Kari O’Neill is an Issaquah Highlands resident, a licensed independent clinical social worker, and long-time volunteer writer of our popular Ask Kari column in Connections. As we practice social distancing, we reached out to Kari for advice on how to cope with feelings of isolation and anxiety during this challenging time.
- We will get through this. Human beings are much stronger, kinder, and more resourceful than we realize in the moment.
- Choose one resource for information, such as the CDC, to help streamline all the information that is coming at you. Choosing one source helps keep the information clear and can prevent us from feeling overwhelmed by multiple sources that may have conflicting information presented to us.
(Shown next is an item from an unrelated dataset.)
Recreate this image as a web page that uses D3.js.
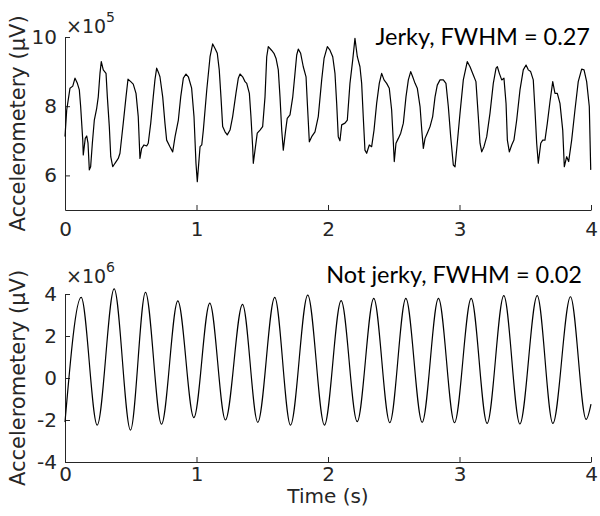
<!DOCTYPE html>
<html><head><meta charset="utf-8">
<script src="https://cdn.jsdelivr.net/npm/d3@7"></script>
<style>
body{margin:0;background:#fff;}
svg text{font-family:"DejaVu Sans",sans-serif;}
</style></head><body>
<svg id="c" width="600" height="516"></svg>
<script>
// Jerky recording (values in units of 1e5 µV)
const jerkyTime = [0,0.013,0.038,0.059,0.076,0.094,0.109,0.119,0.135,0.139,0.154,0.165,0.175,0.185,0.195,0.208,0.223,0.241,0.253,0.266,0.276,0.291,0.312,0.322,0.337,0.348,0.363,0.380,0.405,0.418,0.443,0.464,0.479,0.500,0.519,0.540,0.557,0.570,0.583,0.601,0.621,0.633,0.652,0.671,0.684,0.697,0.713,0.722,0.743,0.760,0.773,0.798,0.819,0.837,0.862,0.880,0.900,0.920,0.938,0.963,0.981,0.996,1.006,
1.027,1.040,1.052,1.078,1.103,1.123,1.141,1.158,1.173,1.186,1.199,1.217,1.234,1.255,1.275,1.300,1.318,1.331,1.351,1.369,1.382,1.402,1.414,1.427,1.432,1.445,1.462,1.483,1.503,1.521,1.534,1.546,1.572,1.589,1.605,1.622,1.635,1.648,1.660,1.678,1.690,1.711,1.732,1.749,1.762,1.774,1.792,1.812,1.833,1.843,1.858,1.876,1.901,1.926,1.952,1.970,1.995,2.015,2.036,2.053,2.066,2.078,
2.091,2.104,2.129,2.147,2.167,2.188,2.205,2.223,2.243,2.256,2.268,2.281,2.294,2.314,2.332,2.350,2.370,2.390,2.408,2.426,2.446,2.466,2.484,2.496,2.504,2.517,2.535,2.553,2.573,2.593,2.611,2.629,2.644,2.662,2.679,2.700,2.713,2.725,2.738,2.755,2.776,2.796,2.814,2.831,2.852,2.877,2.897,2.915,2.933,2.953,2.966,2.983,3.004,3.029,3.059,3.080,3.105,
3.125,3.143,3.156,3.169,3.186,3.207,3.232,3.257,3.278,3.288,3.303,3.321,3.338,3.354,3.364,3.379,3.397,3.414,3.435,3.460,3.485,3.506,3.523,3.541,3.561,3.574,3.587,3.599,3.618,3.633,3.650,3.668,3.688,3.709,3.726,3.744,3.764,3.785,3.797,3.815,3.830,3.853,3.878,3.903,3.929,3.947,3.967,3.987,3.998];
const jerkyValue = [7.12,7.89,8.52,8.58,8.81,8.66,8.47,7.99,7.02,6.59,7.07,7.14,6.93,6.16,6.25,6.93,7.60,7.94,8.27,8.95,9.29,9.05,8.95,8.27,7.41,6.54,6.25,6.35,6.49,6.64,7.51,8.27,8.78,8.71,8.64,8.37,7.70,6.49,6.78,6.88,6.85,6.93,7.51,8.27,8.76,9.10,8.95,8.85,8.27,7.51,7.02,6.83,6.68,7.12,7.60,8.27,8.81,8.93,8.85,8.52,7.70,6.35,5.82,
6.83,6.88,7.31,8.47,9.43,9.80,9.67,9.53,9.05,8.27,7.41,7.26,7.17,7.31,7.70,8.37,8.81,8.93,8.85,8.71,8.66,8.37,7.70,6.83,6.35,6.73,7.22,7.31,7.41,8.27,9.43,9.72,9.61,9.53,9.38,9.05,8.27,7.31,6.73,7.31,7.65,7.75,8.27,8.95,9.48,9.65,9.53,9.14,8.85,8.08,6.97,7.12,7.26,7.70,8.76,9.38,9.72,9.62,9.43,8.95,8.08,7.12,
7.00,7.46,7.51,7.60,8.66,9.34,9.96,9.43,9.14,8.66,7.70,6.73,6.64,6.88,6.83,7.31,8.08,8.66,8.95,8.76,8.66,8.52,7.89,7.02,6.40,6.93,7.07,7.22,7.51,8.27,8.76,9.00,8.85,8.66,8.52,7.99,7.31,6.78,7.07,7.22,7.41,7.70,8.27,8.61,8.76,8.76,8.66,7.99,7.12,6.30,6.25,6.93,7.80,8.76,9.29,9.14,8.90,
8.71,7.70,6.93,6.68,6.83,7.12,7.80,8.66,9.10,9.14,8.95,8.76,8.81,8.08,7.02,6.68,6.88,7.02,7.60,8.47,9.05,9.19,9.05,9.00,8.76,7.89,6.93,6.35,6.93,7.02,7.02,7.51,8.13,8.71,8.37,8.37,8.08,7.31,6.25,6.54,6.40,7.02,7.89,8.71,9.07,9.05,8.71,7.99,6.16];

// Not jerky recording (values in units of 1e6 µV): successive peaks and troughs
const smoothTime = [0,0.123,0.245,0.374,0.498,0.612,0.734,0.858,0.980,1.101,1.220,1.350,1.466,1.595,1.715,1.846,1.973,2.100,2.222,2.348,2.470,2.592,2.716,2.840,2.962,3.089,3.210,3.337,3.459,3.591,3.710,3.844,3.963,4.000];
const smoothValue = [-2.10,3.84,-2.24,4.24,-2.48,4.08,-2.20,3.67,-1.89,3.57,-2.00,3.51,-2.11,3.84,-2.24,3.95,-2.24,3.68,-2.08,3.79,-2.13,3.79,-2.11,3.79,-2.13,3.79,-2.16,3.92,-2.19,3.92,-2.16,3.87,-1.97,-1.24];

const timeTicks = [0,1,2,3,4];
const jerkyTicks = [6,8,10];
const smoothTicks = [-4,-2,0,2,4];
const titles = ["Jerky, FWHM = 0.27", "Not jerky, FWHM = 0.02"];
const exponents = ["5","6"];
const yLabel = "Accelerometery (\u03bcV)";
const xLabel = "Time (s)";

const svg = d3.select("#c");
const axisColor = "#262626";
const fmt = d => (d < 0 ? "-" : "") + Math.abs(d);

function panel(cfg) {
  const x = d3.scaleLinear().domain([0,4]).range([65,591]);
  const y = d3.scaleLinear().domain(cfg.domain).range([cfg.bottom, cfg.top]);
  const g = svg.append("g");

  const xa = g.append("g").attr("transform", `translate(0,${cfg.bottom})`)
    .call(d3.axisBottom(x).tickValues(timeTicks).tickFormat(fmt)
      .tickSizeInner(-5).tickSizeOuter(0).tickPadding(cfg.xPad));
  const ya = g.append("g").attr("transform", `translate(65,0)`)
    .call(d3.axisLeft(y).tickValues(cfg.ticks).tickFormat(fmt)
      .tickSizeInner(-5).tickSizeOuter(0).tickPadding(8));
  [xa, ya].forEach(a => {
    a.attr("font-family", "DejaVu Sans").attr("font-size", 20);
    a.selectAll("path, line").attr("stroke", axisColor).attr("stroke-width", 1);
    a.selectAll("text").attr("fill", axisColor);
  });

  const line = d3.line().x(d => x(d[0])).y(d => y(d[1])).curve(cfg.curve);
  g.append("path")
    .datum(cfg.t.map((t, i) => [t, cfg.v[i]]))
    .attr("fill", "none").attr("stroke", "#000").attr("stroke-width", 1.2)
    .attr("stroke-linejoin", "round")
    .attr("d", line);

  // exponent label
  const ex = g.append("text").attr("x", 66).attr("y", cfg.expY).attr("fill", axisColor)
    .attr("font-size", 19);
  ex.append("tspan").text("\u00d710");
  ex.append("tspan").attr("dy", -11).attr("font-size", 14).text(cfg.exp);

  // y label
  g.append("text")
    .attr("transform", `translate(25,${(cfg.top + cfg.bottom) / 2}) rotate(-90)`)
    .attr("text-anchor", "middle").attr("font-size", 21).attr("fill", axisColor)
    .text(yLabel);

  // title
  g.append("text").attr("x", cfg.titleX).attr("y", cfg.titleY)
    .attr("text-anchor", "end").attr("font-size", 23.5).attr("fill", "#000")
    .style("font-family", "Lato, sans-serif")
    .text(cfg.title);
  return x;
}

panel({domain: [5, 10], top: 37, bottom: 210, ticks: jerkyTicks, t: jerkyTime, v: jerkyValue,
  curve: d3.curveLinear, exp: exponents[0], expY: 33, xPad: 12, title: titles[0], titleX: 590, titleY: 45});
const xb = panel({domain: [-4, 4], top: 294, bottom: 462, ticks: smoothTicks, t: smoothTime, v: smoothValue,
  curve: d3.curveMonotoneX, exp: exponents[1], expY: 283, xPad: 5, title: titles[1], titleX: 582, titleY: 283});

svg.append("text").attr("x", xb(2)).attr("y", 503).attr("text-anchor", "middle")
  .attr("font-size", 20).attr("fill", axisColor).text(xLabel);
</script>
</body></html>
- Limit the frequency of your news/social media updates to a few times a day versus every hour, all day long. Staying online all day will most likely lead to cycling thoughts of anxiety and fear in us.
- Remember that having some anxious thoughts on a daily basis is normal, especially now as we have a lot of information coming at us. Accept that anxious thoughts will pop up and we just need to use some corrective thinking to help stabilize ourselves. Here is an example. Your first thought is “I am afraid that if I get sick, I will die.” The second, corrective thought could be: “I am surrounded by outstanding healthcare resources that I can access if I need care.”
- Build out your coping mechanisms – activities or things that offer comfort to you. Anything that typically brings you joy or comfort, access that activity and repeat over and over at this time for stabilization and comfort.